И тут мне подфартило – впрочем, в свете последующего, неясно, можно ли так считать. Нет, не надо быть неблагодарной, все-таки подфартило. Отдыхая в Ялте, я случайно познакомилась со знаменитым тогда в интеллигентских кругах «Викой», писателем Виктором Платоновичем Некрасовым. Немедленно я телеграфировала маме в Москву, чтобы она вынула рукопись из ящика и срочно прислала мне. И она это сделала, и успела. О том, как мне удалось склонить Некрасова к прочтению моих сочинений, я пишу в другом месте. Но результат был такой, что он не только пригласил меня на пьяные посиделки с коллегами-писателями, но и дал мне записку к Асе Берзер, всемогущему секретарю редакции самого престижного и самого смелого тогда журнала «Новый мир». И рассказы мои прочел сам Твардовский, главный и еще более всемогущий редактор журнала. И пригласил меня побеседовать.

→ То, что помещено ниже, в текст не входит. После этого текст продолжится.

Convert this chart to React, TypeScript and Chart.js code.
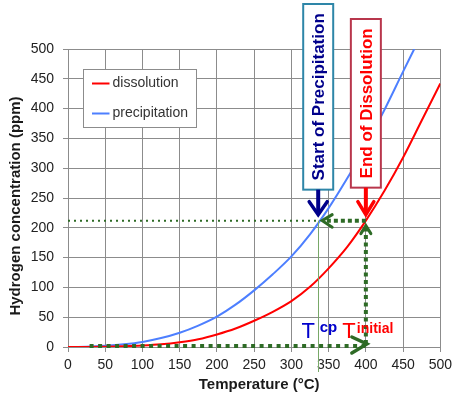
import React, { useEffect, useRef } from "react";
import { Chart, registerables } from "chart.js";

Chart.register(...registerables);

const FONT = "'Liberation Sans', Arial, Helvetica, sans-serif";

// ---- data ----
const temperatureTicks = [0, 50, 100, 150, 200, 250, 300, 350, 400, 450, 500];
const concentrationTicks = [0, 50, 100, 150, 200, 250, 300, 350, 400, 450, 500];

const dissolutionTemp = [0, 25, 50, 75, 100, 125, 150, 175, 200, 225, 250, 275, 300, 325, 350, 375, 400, 425, 450, 475, 500];
const dissolutionConc = [0, 0.2, 0.6, 1.3, 2.5, 4.5, 8, 13, 21, 31, 44, 59, 77, 101, 132, 168, 212, 262, 318, 380, 442];

const precipitationTemp = [0, 25, 50, 75, 100, 125, 150, 175, 200, 225, 250, 275, 300, 325, 350, 375, 400, 425, 450, 465];
const precipitationConc = [0, 0.5, 2, 4.5, 8.5, 15, 24, 36, 51, 71, 95, 122, 152, 189, 233, 283, 337, 398, 462, 500];

const seriesNames = ["dissolution", "precipitation"];
const seriesColors = ["#ff0000", "#4d7fff"];

const T_CP = 336;
const T_INITIAL = 400;
const H_INITIAL = 212;
const ARROW_START_T = 29;

const xTitle = "Temperature (°C)";
const yTitle = "Hydrogen concentration (ppm)";
const precipLabel = "Start of Precipitation";
const dissolLabel = "End of Dissolution";
const tcpMain = "T";
const tcpSub = "cp";
const tinitMain = "T";
const tinitSub = "initial";

const GREEN = "#2e6b26";

function dotted(ctx: CanvasRenderingContext2D, x1: number, y1: number, x2: number, y2: number, w: number, dash: number[], color: string) {
  ctx.save();
  ctx.strokeStyle = color;
  ctx.lineWidth = w;
  ctx.setLineDash(dash);
  ctx.lineCap = "butt";
  ctx.beginPath();
  ctx.moveTo(x1, y1);
  ctx.lineTo(x2, y2);
  ctx.stroke();
  ctx.restore();
}

function chevron(ctx: CanvasRenderingContext2D, ax: number, ay: number, tx: number, ty: number, bx: number, by: number, w: number, color: string) {
  ctx.save();
  ctx.strokeStyle = color;
  ctx.lineWidth = w;
  ctx.lineCap = "round";
  ctx.lineJoin = "miter";
  ctx.setLineDash([]);
  ctx.beginPath();
  ctx.moveTo(ax, ay);
  ctx.lineTo(tx, ty);
  ctx.lineTo(bx, by);
  ctx.stroke();
  ctx.restore();
}

const annotationPlugin = {
  id: "annotations",
  afterDatasetsDraw(chart: any) {
    const { ctx, chartArea } = chart;
    const xs = chart.scales.x;
    const ys = chart.scales.y;
    const px = (v: number) => xs.getPixelForValue(v);
    const py = (v: number) => ys.getPixelForValue(v);
    const xc = px(T_CP);
    const xi = px(T_INITIAL);
    const yh = py(H_INITIAL);
    const y0 = py(0);

    ctx.save();

    // legend
    const lx = chartArea.left + 15.5;
    const ly = chartArea.top + 20.5;
    ctx.fillStyle = "#ffffff";
    ctx.fillRect(lx, ly, 113, 58);
    ctx.strokeStyle = "#8c8c8c";
    ctx.lineWidth = 1;
    ctx.strokeRect(lx, ly, 113, 58);
    ctx.font = `14px ${FONT}`;
    ctx.textBaseline = "middle";
    ctx.textAlign = "left";
    seriesNames.forEach((name, i) => {
      const yy = ly + 14 + i * 30;
      ctx.strokeStyle = seriesColors[i];
      ctx.lineWidth = 2;
      ctx.beginPath();
      ctx.moveTo(lx + 8.5, yy);
      ctx.lineTo(lx + 26, yy);
      ctx.stroke();
      ctx.fillStyle = "#333333";
      ctx.fillText(name, lx + 29, yy);
    });

    // thin vertical green line at Tcp
    ctx.strokeStyle = "#78a868";
    ctx.lineWidth = 1;
    ctx.beginPath();
    ctx.moveTo(Math.round(xc) + 0.5, yh);
    ctx.lineTo(Math.round(xc) + 0.5, y0 + 25);
    ctx.stroke();

    // thin dotted horizontal line
    dotted(ctx, chartArea.left, yh, xc, yh, 2, [2, 4], GREEN);

    // thick dotted arrow from Tinitial to Tcp
    dotted(ctx, xi, yh, xc + 7, yh, 4, [4, 3], GREEN);
    chevron(ctx, xc + 14, yh - 6, xc + 4, yh, xc + 14, yh + 6.5, 3, GREEN);

    // vertical dotted arrow up
    dotted(ctx, xi, y0 - 3, xi, yh + 7, 4, [4, 3.5], GREEN);
    chevron(ctx, xi - 5, yh + 13, xi, yh + 5, xi + 5, yh + 13, 3, GREEN);

    // bottom dotted arrow right
    dotted(ctx, px(ARROW_START_T), y0 - 1, xi, y0 - 1, 4, [4, 4.5], GREEN);
    chevron(ctx, xi - 14, y0 - 10, xi + 1, y0 - 3, xi - 14, y0 + 6, 3.5, GREEN);

    // boxes
    const drawBox = (cx: number, top: number, bottom: number, border: string, textColor: string, text: string) => {
      const w = 30;
      ctx.fillStyle = "#ffffff";
      ctx.fillRect(cx - w / 2, top, w, bottom - top);
      ctx.strokeStyle = border;
      ctx.lineWidth = 2;
      ctx.strokeRect(cx - w / 2, top, w, bottom - top);
      ctx.save();
      ctx.translate(cx + 1, (top + bottom) / 2);
      ctx.rotate(-Math.PI / 2);
      ctx.font = `bold 17px ${FONT}`;
      ctx.fillStyle = textColor;
      ctx.textAlign = "center";
      ctx.textBaseline = "middle";
      ctx.fillText(text, 0, 0);
      ctx.restore();
    };
    drawBox(xc, 4, yh - 31, "#2e86a8", "#00008b", precipLabel);
    drawBox(xi, 19, yh - 33, "#b8364c", "#ff0000", dissolLabel);

    // arrows from boxes
    ctx.strokeStyle = "#00008b";
    ctx.lineWidth = 4;
    ctx.beginPath();
    ctx.moveTo(xc, yh - 31);
    ctx.lineTo(xc, yh - 7);
    ctx.stroke();
    chevron(ctx, xc - 9, yh - 19, xc, yh - 6, xc + 9, yh - 19, 3.5, "#00008b");

    ctx.strokeStyle = "#ff0000";
    ctx.lineWidth = 4;
    ctx.beginPath();
    ctx.moveTo(xi, yh - 33);
    ctx.lineTo(xi, yh - 7);
    ctx.stroke();
    chevron(ctx, xi - 8, yh - 19, xi, yh - 6, xi + 8, yh - 19, 3.5, "#ff0000");

    // T labels
    ctx.textBaseline = "alphabetic";
    ctx.textAlign = "center";
    ctx.font = `22px ${FONT}`;
    ctx.fillStyle = "#0000cc";
    ctx.fillText(tcpMain, xc - 10, y0 - 9);
    ctx.fillStyle = "#ff0000";
    ctx.fillText(tinitMain, xi - 17, y0 - 9);
    ctx.textAlign = "left";
    ctx.font = `bold 15px ${FONT}`;
    ctx.fillStyle = "#0000cc";
    ctx.fillText(tcpSub, xc + 1.5, y0 - 15);
    ctx.font = `bold 14px ${FONT}`;
    ctx.fillStyle = "#ff0000";
    ctx.fillText(tinitSub, xi - 9, y0 - 14);

    // axis titles
    ctx.fillStyle = "#1a1a1a";
    ctx.font = `bold 15px ${FONT}`;
    ctx.textAlign = "center";
    ctx.textBaseline = "middle";
    ctx.fillText(xTitle, (chartArea.left + chartArea.right) / 2 + 5, 385);
    ctx.save();
    ctx.translate(15.5, (chartArea.top + chartArea.bottom) / 2 + 8);
    ctx.rotate(-Math.PI / 2);
    ctx.fillText(yTitle, 0, 0);
    ctx.restore();

    ctx.restore();
  },
};

export default function App() {
  const ref = useRef<HTMLCanvasElement | null>(null);

  useEffect(() => {
    document.body.style.margin = "0";
    if (!ref.current) return;
    const gridColor = "#8c8c8c";
    const chart = new Chart(ref.current, {
      type: "line",
      data: {
        datasets: [
          {
            label: seriesNames[0],
            data: dissolutionTemp.map((t, i) => ({ x: t, y: dissolutionConc[i] })),
            borderColor: seriesColors[0],
            backgroundColor: seriesColors[0],
            borderWidth: 2,
            pointRadius: 0,
            cubicInterpolationMode: "monotone",
            fill: false,
          },
          {
            label: seriesNames[1],
            data: precipitationTemp.map((t, i) => ({ x: t, y: precipitationConc[i] })),
            borderColor: seriesColors[1],
            backgroundColor: seriesColors[1],
            borderWidth: 2,
            pointRadius: 0,
            cubicInterpolationMode: "monotone",
            fill: false,
          },
        ],
      },
      options: {
        animation: false,
        responsive: false,
        devicePixelRatio: 1,
        layout: { padding: { top: 49, right: 13, left: 0, bottom: 0 } },
        plugins: {
          legend: { display: false },
          tooltip: { enabled: false },
        },
        scales: {
          x: {
            type: "linear",
            min: 0,
            max: 500,
            afterBuildTicks: (s: any) => {
              s.ticks = temperatureTicks.map((v) => ({ value: v }));
            },
            afterFit: (s: any) => {
              s.height = 51;
            },
            ticks: {
              color: "#222222",
              font: { family: FONT, size: 14 },
              padding: 5,
              maxRotation: 0,
              autoSkip: false,
            },
            grid: { color: gridColor, lineWidth: 1, tickLength: 5 },
            border: { color: gridColor, width: 1 },
          },
          y: {
            type: "linear",
            min: 0,
            max: 500,
            afterBuildTicks: (s: any) => {
              s.ticks = concentrationTicks.map((v) => ({ value: v }));
            },
            afterFit: (s: any) => {
              s.width = 68;
            },
            ticks: {
              color: "#222222",
              font: { family: FONT, size: 14 },
              padding: 9,
              autoSkip: false,
            },
            grid: { color: gridColor, lineWidth: 1, tickLength: 5 },
            border: { color: gridColor, width: 1 },
          },
        },
      },
      plugins: [annotationPlugin],
    } as any);
    return () => chart.destroy();
  }, []);

  return (
    <div style={{ position: "absolute", left: 0, top: 0, width: 457, height: 398, background: "#ffffff" }}>
      <canvas ref={ref} width={457} height={398} style={{ display: "block", width: 457, height: 398 }} />
    </div>
  );
}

Беседа эта привела меня в полное смятение. Я не знала, ликовать мне или рыдать. Про писания мои Твардовский поначалу вообще ничего не говорил. Спрашивал меня о семье, где училась, что читаю… Потом вздохнул и сказал:
– Ну и зачем тебе, молодой, интересной, неглупой девочке, это тяжелое, грязное занятие – литература?

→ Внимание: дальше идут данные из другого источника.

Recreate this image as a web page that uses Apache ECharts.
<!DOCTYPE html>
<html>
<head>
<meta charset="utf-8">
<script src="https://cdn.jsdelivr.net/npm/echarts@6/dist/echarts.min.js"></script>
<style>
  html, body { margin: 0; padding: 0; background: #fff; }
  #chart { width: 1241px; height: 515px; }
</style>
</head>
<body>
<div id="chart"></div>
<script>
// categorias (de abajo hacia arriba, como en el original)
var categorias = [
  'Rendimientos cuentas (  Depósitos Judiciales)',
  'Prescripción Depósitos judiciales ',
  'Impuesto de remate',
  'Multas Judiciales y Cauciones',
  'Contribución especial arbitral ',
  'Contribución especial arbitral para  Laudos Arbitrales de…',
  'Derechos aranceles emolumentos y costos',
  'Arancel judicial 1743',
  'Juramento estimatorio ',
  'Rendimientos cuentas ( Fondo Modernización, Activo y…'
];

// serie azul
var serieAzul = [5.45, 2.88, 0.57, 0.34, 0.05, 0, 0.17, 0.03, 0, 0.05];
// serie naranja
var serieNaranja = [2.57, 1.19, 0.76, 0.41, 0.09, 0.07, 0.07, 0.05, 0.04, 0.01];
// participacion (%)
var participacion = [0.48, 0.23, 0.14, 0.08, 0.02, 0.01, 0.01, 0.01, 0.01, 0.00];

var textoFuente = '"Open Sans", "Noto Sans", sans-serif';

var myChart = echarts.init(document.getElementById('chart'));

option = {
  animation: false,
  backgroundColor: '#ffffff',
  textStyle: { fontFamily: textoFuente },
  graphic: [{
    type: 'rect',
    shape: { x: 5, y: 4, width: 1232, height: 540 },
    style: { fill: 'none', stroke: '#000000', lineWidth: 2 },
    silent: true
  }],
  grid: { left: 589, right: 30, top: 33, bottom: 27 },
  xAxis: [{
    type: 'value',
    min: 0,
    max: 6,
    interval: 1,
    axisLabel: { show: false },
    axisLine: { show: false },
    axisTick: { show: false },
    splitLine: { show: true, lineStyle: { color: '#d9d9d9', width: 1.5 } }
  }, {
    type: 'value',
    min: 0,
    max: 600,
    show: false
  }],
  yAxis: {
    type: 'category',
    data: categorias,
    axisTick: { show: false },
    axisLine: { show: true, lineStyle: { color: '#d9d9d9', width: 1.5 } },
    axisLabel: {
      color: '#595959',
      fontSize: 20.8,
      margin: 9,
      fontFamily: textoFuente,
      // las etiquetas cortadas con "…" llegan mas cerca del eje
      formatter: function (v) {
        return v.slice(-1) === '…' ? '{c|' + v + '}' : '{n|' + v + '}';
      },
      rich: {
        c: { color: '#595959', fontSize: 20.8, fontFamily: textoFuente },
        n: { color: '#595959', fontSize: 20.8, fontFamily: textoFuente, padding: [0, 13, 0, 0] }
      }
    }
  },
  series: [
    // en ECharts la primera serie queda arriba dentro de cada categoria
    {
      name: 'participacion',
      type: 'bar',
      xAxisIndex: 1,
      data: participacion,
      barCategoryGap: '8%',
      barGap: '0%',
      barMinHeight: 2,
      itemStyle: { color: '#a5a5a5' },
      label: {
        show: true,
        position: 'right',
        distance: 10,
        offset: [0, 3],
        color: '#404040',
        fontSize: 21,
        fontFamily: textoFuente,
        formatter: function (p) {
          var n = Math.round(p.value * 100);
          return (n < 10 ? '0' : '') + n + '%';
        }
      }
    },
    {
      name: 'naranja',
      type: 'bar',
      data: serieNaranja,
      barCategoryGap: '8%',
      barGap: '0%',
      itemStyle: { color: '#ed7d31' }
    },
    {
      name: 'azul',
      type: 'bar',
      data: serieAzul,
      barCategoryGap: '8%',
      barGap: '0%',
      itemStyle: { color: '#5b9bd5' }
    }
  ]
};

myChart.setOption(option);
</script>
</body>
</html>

Ответить мне было нечего, я и сама не знала зачем, да и нужно ли оно мне вообще.
– Но почему же грязное… – пролепетала я.
– Вот ты бросила свои сценарии. Почему?
– Я не знаю… Врать приходилось много…
Твардовский усмехнулся:
– А тут, значит, не придется. Так?
– Ну да. Если сумею.
– Да суметь-то ты, может, и сумеешь. А вот сумеешь ли так, чтобы и без вранья, и напечатать можно? Вот, скажем, твои рассказы. Написаны без вранья. И мы их возьмем.
Мое сердце радостно екнуло.
– И гонорар тебе выпишем…
У меня будут деньги, заработанные литературой!
– А печатать – не будем.
Несмотря на последние слова Твардовского, я сочла все произошедшее успехом. Жаль, конечно, было моих хороших рассказов, и непонятно, почему они оказались непечатными, если понравились и Некрасову, и Берзер, и самому Твардовскому. Но я не сомневалась, что напишу еще, причем именно так, как он говорил. Я все еще верила, что это возможно. И тогда меня напечатают.